Without looking at the data, many people would likely assume that a PhD would have better chances of getting hired than someone with a Master’s, that a Master’s candidate would have better chances of getting hired than someone with a Bachelor’s, and so on. This is simply not true in this case. I specifically created this dataset in such a way that people with Bachelor’s and Master’s degrees are far more likely to get hired than PhD’s or those without a degree.

Regarding age and gender, one may reasonably conjecture that these attributes would have high impact with regard to hiring decisions since this is a well-known bias in many real companies. However, I specifically created this dataset so that hiring decisions were made independently of these two attributes. Again, the goal is to let the data speak for itself, not to rely on intuition. There is an interesting result lurking beneath the surface, however. Age is correlated with experience so it exhibits some signal, but the true source of the signal is experience.

One may also assume that major and GPA are strong predictors. That may be the case at some real-world companies but not in this case. They have no impact whatsoever. Any signal present is purely due to chance.

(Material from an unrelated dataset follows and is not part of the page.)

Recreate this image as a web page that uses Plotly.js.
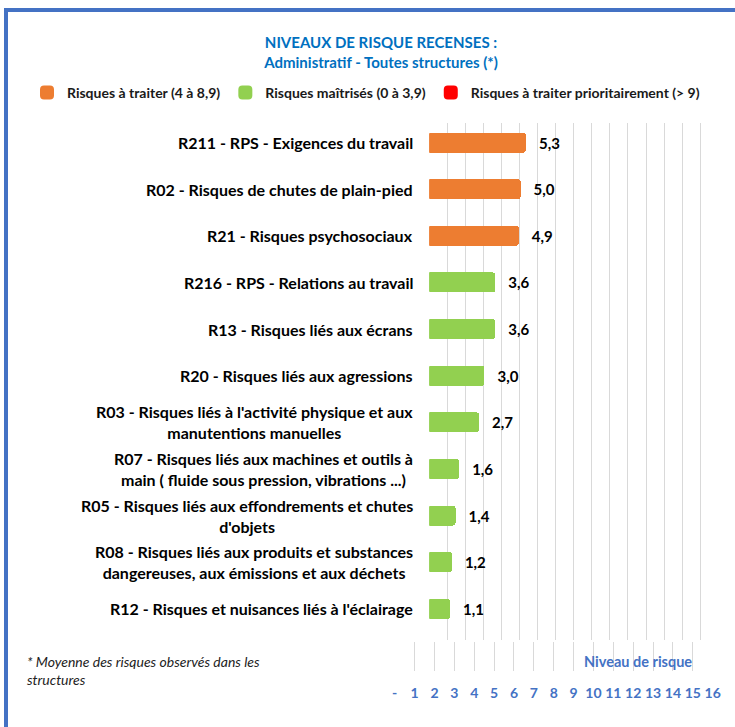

On the other hand, years of experience, bootcamp experience, number of projects on GitHub, and blog experience are all strong predictors. Specifically, the dataset was designed such that candidates with light experience, bootcamp experience, numerous independent GitHub projects, and a data science blog are preferred. Surprisingly perhaps, the number of blog articles one has writen is irrelevant. This was by design.

One last thing to note: Whether a candidate was hired is not based on any one of the five important features. Rather, five target flags were generated probabilistically based on the values of those features and a simple majority results in being hired. To add a bit more complexity, I randomly flipped 5% of hiring decisions so that learning the hiring decision rule would be more difficult.

Great, so now we have all that background behind us which means it’s time to actually generate the data.

Generate Data

There are many ways to efficiently create datasets using NumPy and Pandas. I tried to keep things simple and understandable, not necessarily efficient. Please bare with me here.

import numpy as np
import pandas as pd

# reproducibility

# number of observations
size = 5000

# feature setup
degree = np.random.choice(a=range(4), size=size)
age = np.random.choice(a=range(18,61), size=size)
gender = np.random.choice(a=range(2), size=size)
major = np.random.choice(a=range(8), size=size)
gpa = np.round(np.random.normal(loc=2.90, scale=0.5, size=size), 2)
experience = None  
bootcamp = np.random.choice(a=range(2), size=size)
github = np.random.choice(a=range(21), size=size)
blogger = np.random.choice(a=range(2), size=size)
articles = 0  
t1, t2, t3, t4, t5 = None, None, None, None, None
hired = 0

Now to create a pandas dataframe.

mydict = {"degree":degree, "age":age, 
          "gender":gender, "major":major, 
          "gpa":gpa, "experience":experience, 
          "github":github, "bootcamp":bootcamp, 
          "blogger":blogger, "articles":articles,
          "t1":t1, "t2":t2, "t3":t3, "t4":t4, "t5":t5, "hired":hired}

df = pd.DataFrame(mydict,
                  columns=["degree", "age", "gender", "major", "gpa", 
                           "experience", "bootcamp", "github", "blogger", "articles",
                           "t1", "t2", "t3", "t4", "t5", "hired"])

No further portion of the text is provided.